[Requirements]
Only the lines from the start of the data below through the line that contains "contribution to sum" are to be copied, exactly and without pictures.
---+---
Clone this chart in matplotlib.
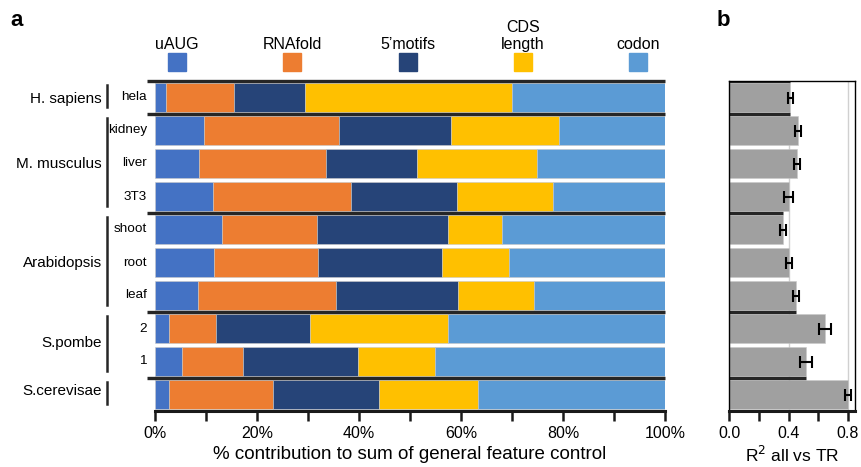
import numpy as np
import matplotlib
matplotlib.use("Agg")
import matplotlib.pyplot as plt
from matplotlib.patches import Rectangle

plt.rcParams['font.family'] = ['Liberation Sans', 'DejaVu Sans']

# samples, top to bottom
samples = ["hela", "kidney", "liver", "3T3", "shoot", "root", "leaf", "2", "1", ""]
groups = ["H. sapiens", "M. musculus", "Arabidopsis", "S.pombe", "S.cerevisae"]
group_rows = [(0, 0), (1, 3), (4, 6), (7, 8), (9, 9)]
features = ["uAUG", "RNAfold", "5\u2019motifs", "CDS\nlength", "codon"]
colors = ["#4472C4", "#ED7D31", "#264478", "#FFC000", "#5B9BD5"]

# % contribution of each feature (rows = samples)
uaug     = [2.2, 9.6, 8.6, 11.4, 13.1, 11.6, 8.5, 2.7, 5.2, 2.7]
rnafold  = [13.2, 26.5, 24.9, 27.0, 18.7, 20.4, 27.0, 9.3, 12.0, 20.4]
motifs5  = [14.0, 21.9, 17.9, 20.8, 25.7, 24.3, 23.9, 18.4, 22.6, 20.8]
cds_len  = [40.6, 21.2, 23.6, 18.8, 10.5, 13.2, 14.9, 27.1, 15.1, 19.5]
codon    = [30.0, 20.8, 25.0, 22.0, 32.0, 30.5, 25.7, 42.5, 45.1, 36.6]

# panel b: R^2 all vs TR
r2     = [0.413, 0.465, 0.46, 0.40, 0.36, 0.40, 0.45, 0.645, 0.52, 0.805]
r2_err = [0.02, 0.02, 0.02, 0.03, 0.02, 0.02, 0.02, 0.04, 0.04, 0.02]

W, H = 862, 467
fig = plt.figure(figsize=(W / 100, H / 100), dpi=100)

def fx(px):
    return px / W

def fy(py):
    return 1 - py / H

ax = fig.add_axes([fx(155), fy(411), fx(665) - fx(155), fy(81) - fy(411)])
axb = fig.add_axes([fx(729.5), fy(411), fx(855) - fx(729.5), fy(81) - fy(411)])

y = np.arange(len(samples))
data = np.array([uaug, rnafold, motifs5, cds_len, codon])
left = np.zeros(len(samples))
for vals, c in zip(data, colors):
    ax.barh(y, vals, left=left, height=0.9, color=c, edgecolor="#c8c8c8", linewidth=0.4)
    left += vals

ax.set_xlim(0, 100)
ax.set_ylim(9.5, -0.5)
for s in ["top", "left", "right"]:
    ax.spines[s].set_visible(False)
ax.spines["bottom"].set_linewidth(2.2)
ax.spines["bottom"].set_color("#1a1a1a")
ax.set_yticks([])
ax.set_xticks(np.arange(0, 101, 20))
ax.set_xticks(np.arange(0, 101, 10), minor=True)
ax.set_xticklabels(["%d%%" % v for v in range(0, 101, 20)], fontsize=11.5)
ax.tick_params(axis="x", which="both", direction="out", length=7, width=1.8, color="#1a1a1a")
ax.set_xlabel("% contribution to sum of general feature control", fontsize=13.5, labelpad=4)

# group separators
seps = [-0.5] + [g[1] + 0.5 for g in group_rows[:-1]]
for s in seps:
    ax.plot([-1.6, 100], [s, s], color="#262626", lw=2.4, clip_on=False, solid_capstyle="butt")

# labels
trans = matplotlib.transforms.blended_transform_factory(ax.transAxes, ax.transData)
for i, lab in enumerate(samples):
    ax.text(-0.016, i, lab, transform=trans, ha="right", va="center", fontsize=9.7)
group_y = [0.05, 2, 5, 7.45, 8.9]
for (i0, i1), g, gy in zip(group_rows, groups, group_y):
    ax.plot([-0.094, -0.094], [i0 - 0.38, i1 + 0.28], transform=trans,
            color="#262626", lw=1.8, clip_on=False)
    ax.text(-0.104, gy, g, transform=trans, ha="right", va="center", fontsize=11)

# legend squares with labels above
leg_x = [177, 292, 408, 523, 638]
for xc, c, f in zip(leg_x, colors, features):
    fig.add_artist(Rectangle((fx(xc - 9), fy(71)), 18 / W, 18 / H, color=c,
                             transform=fig.transFigure))
    fig.text(fx(xc), fy(52), f, ha="center", va="bottom", fontsize=11.5,
             linespacing=1.2, multialignment="center")

# panel b
axb.set_axisbelow(True)
axb.grid(axis="x", color="#d0d0d0", lw=1)
axb.barh(y, r2, height=0.9, color="#a0a0a0", edgecolor="#c8c8c8", linewidth=0.4)
axb.errorbar(r2, y, xerr=r2_err, fmt="none", ecolor="black", elinewidth=1.5,
             capsize=4, capthick=1.5)
axb.set_xlim(0, 0.85)
axb.set_ylim(9.5, -0.5)
axb.set_yticks([])
axb.set_xticks([0, 0.4, 0.8])
axb.set_xticks(np.arange(0, 0.81, 0.2), minor=True)
axb.set_xticklabels(["0.0", "0.4", "0.8"], fontsize=11.5)
axb.tick_params(axis="x", which="both", direction="out", length=7, width=1.8, color="#1a1a1a")
for s in ["top", "left", "right"]:
    axb.spines[s].set_linewidth(1.0)
axb.spines["bottom"].set_linewidth(2.2)
axb.spines["bottom"].set_color("#1a1a1a")
axb.set_xlabel("R$^2$ all vs TR", fontsize=12.5, labelpad=3)
bw = [r2[0]] + [min(r2[g[1]], r2[g[1] + 1]) for g in group_rows[:-1]]
for s, w in zip(seps, bw):
    axb.plot([0, w], [s, s], color="#262626", lw=2.4, solid_capstyle="butt")

fig.text(fx(10), fy(26), "a", fontsize=16, fontweight="bold")
fig.text(fx(717), fy(26), "b", fontsize=16, fontweight="bold")

fig.savefig("out.png", dpi=100)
---+---
[Output for this task]
Clone this chart in matplotlib.
import numpy as np
import matplotlib
matplotlib.use("Agg")
import matplotlib.pyplot as plt
from matplotlib.patches import Rectangle

plt.rcParams['font.family'] = ['Liberation Sans', 'DejaVu Sans']

# samples, top to bottom
samples = ["hela", "kidney", "liver", "3T3", "shoot", "root", "leaf", "2", "1", ""]
groups = ["H. sapiens", "M. musculus", "Arabidopsis", "S.pombe", "S.cerevisae"]
group_rows = [(0, 0), (1, 3), (4, 6), (7, 8), (9, 9)]
features = ["uAUG", "RNAfold", "5\u2019motifs", "CDS\nlength", "codon"]
colors = ["#4472C4", "#ED7D31", "#264478", "#FFC000", "#5B9BD5"]

# % contribution of each feature (rows = samples)
uaug     = [2.2, 9.6, 8.6, 11.4, 13.1, 11.6, 8.5, 2.7, 5.2, 2.7]
rnafold  = [13.2, 26.5, 24.9, 27.0, 18.7, 20.4, 27.0, 9.3, 12.0, 20.4]
motifs5  = [14.0, 21.9, 17.9, 20.8, 25.7, 24.3, 23.9, 18.4, 22.6, 20.8]
cds_len  = [40.6, 21.2, 23.6, 18.8, 10.5, 13.2, 14.9, 27.1, 15.1, 19.5]
codon    = [30.0, 20.8, 25.0, 22.0, 32.0, 30.5, 25.7, 42.5, 45.1, 36.6]

# panel b: R^2 all vs TR
r2     = [0.413, 0.465, 0.46, 0.40, 0.36, 0.40, 0.45, 0.645, 0.52, 0.805]
r2_err = [0.02, 0.02, 0.02, 0.03, 0.02, 0.02, 0.02, 0.04, 0.04, 0.02]

W, H = 862, 467
fig = plt.figure(figsize=(W / 100, H / 100), dpi=100)

def fx(px):
    return px / W

def fy(py):
    return 1 - py / H

ax = fig.add_axes([fx(155), fy(411), fx(665) - fx(155), fy(81) - fy(411)])
axb = fig.add_axes([fx(729.5), fy(411), fx(855) - fx(729.5), fy(81) - fy(411)])

y = np.arange(len(samples))
data = np.array([uaug, rnafold, motifs5, cds_len, codon])
left = np.zeros(len(samples))
for vals, c in zip(data, colors):
    ax.barh(y, vals, left=left, height=0.9, color=c, edgecolor="#c8c8c8", linewidth=0.4)
    left += vals

ax.set_xlim(0, 100)
ax.set_ylim(9.5, -0.5)
for s in ["top", "left", "right"]:
    ax.spines[s].set_visible(False)
ax.spines["bottom"].set_linewidth(2.2)
ax.spines["bottom"].set_color("#1a1a1a")
ax.set_yticks([])
ax.set_xticks(np.arange(0, 101, 20))
ax.set_xticks(np.arange(0, 101, 10), minor=True)
ax.set_xticklabels(["%d%%" % v for v in range(0, 101, 20)], fontsize=11.5)
ax.tick_params(axis="x", which="both", direction="out", length=7, width=1.8, color="#1a1a1a")
ax.set_xlabel("% contribution to sum of general feature control", fontsize=13.5, labelpad=4)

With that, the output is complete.